Rivera, who represented Florida's 25th Congressional District from 2011 to 2013, was arrested in early December 2022. Prosecutors initially charged Rivera for failing to register as a foreign agent, accusing him of lobbying the United States on behalf of Nicolás Maduro's regime while working on a $50 million contract with Venezuela's oil subsidiary, PDV USA. They later added tax evasion charges to the indictment.
As of early July, Rivera had yet to enter a plea. He said last month that his work for Venezuela was subterfuge, and his efforts were in fact "directed at decapitating the Maduro regime."
It's not just Florida Republicans who lack rules to prevent criminally charged members from attaining leadership posts. The Florida Democratic Party also doesn't have strictures to hit the pause button on potentially troublesome members' ambitions, according to Miami Gardens state Sen. Shevrin Jones, who was elected Chair of the Miami-Dade Democratic Party in April.
But when such situations have arisen, he said, it's the party's unofficial policy to pressure those members to step down.
Jones said it's on-brand for Florida Republicans, who have a convicted felon as their presidential candidate, to elevate accused criminals within their ranks. It's also hypocritical, he added, considering the lengths to which the GOP has gone to block reenfranchisementin defiance of voters' wishes.

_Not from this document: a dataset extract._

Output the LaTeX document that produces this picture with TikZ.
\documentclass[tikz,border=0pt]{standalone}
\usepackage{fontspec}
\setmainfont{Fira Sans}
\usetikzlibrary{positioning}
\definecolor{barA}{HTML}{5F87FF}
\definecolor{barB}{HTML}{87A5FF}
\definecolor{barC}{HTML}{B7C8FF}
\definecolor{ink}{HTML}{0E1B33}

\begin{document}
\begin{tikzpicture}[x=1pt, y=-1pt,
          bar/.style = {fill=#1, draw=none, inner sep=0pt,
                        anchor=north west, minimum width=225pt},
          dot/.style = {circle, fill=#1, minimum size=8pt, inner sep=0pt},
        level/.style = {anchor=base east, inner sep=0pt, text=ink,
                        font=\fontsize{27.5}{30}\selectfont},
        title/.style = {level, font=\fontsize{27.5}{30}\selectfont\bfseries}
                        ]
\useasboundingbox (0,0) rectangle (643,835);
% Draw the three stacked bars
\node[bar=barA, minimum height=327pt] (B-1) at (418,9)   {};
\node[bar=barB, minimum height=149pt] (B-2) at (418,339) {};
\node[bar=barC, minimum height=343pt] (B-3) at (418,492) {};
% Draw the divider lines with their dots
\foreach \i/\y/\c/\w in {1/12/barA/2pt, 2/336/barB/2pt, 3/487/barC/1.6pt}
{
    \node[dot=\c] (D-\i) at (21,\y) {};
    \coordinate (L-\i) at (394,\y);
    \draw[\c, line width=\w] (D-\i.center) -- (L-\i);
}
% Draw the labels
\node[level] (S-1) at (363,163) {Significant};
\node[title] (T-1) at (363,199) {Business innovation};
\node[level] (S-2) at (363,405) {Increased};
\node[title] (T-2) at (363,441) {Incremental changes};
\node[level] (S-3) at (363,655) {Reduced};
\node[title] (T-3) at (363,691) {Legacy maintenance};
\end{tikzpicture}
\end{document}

"It's amazing to me that the Republicans do not believe in restorative justice for other individuals who probably got caught up in the system, but they turn a blind eye when it plays to their benefit," he said. "This is their M.O. — 'rules for thee but not for me' — and the moral and values check on the Republican Party is dying every day they continue to allow this stuff to happen."
Florida Politics contacted RPOF Chair Evan Power for comment but received none by press time.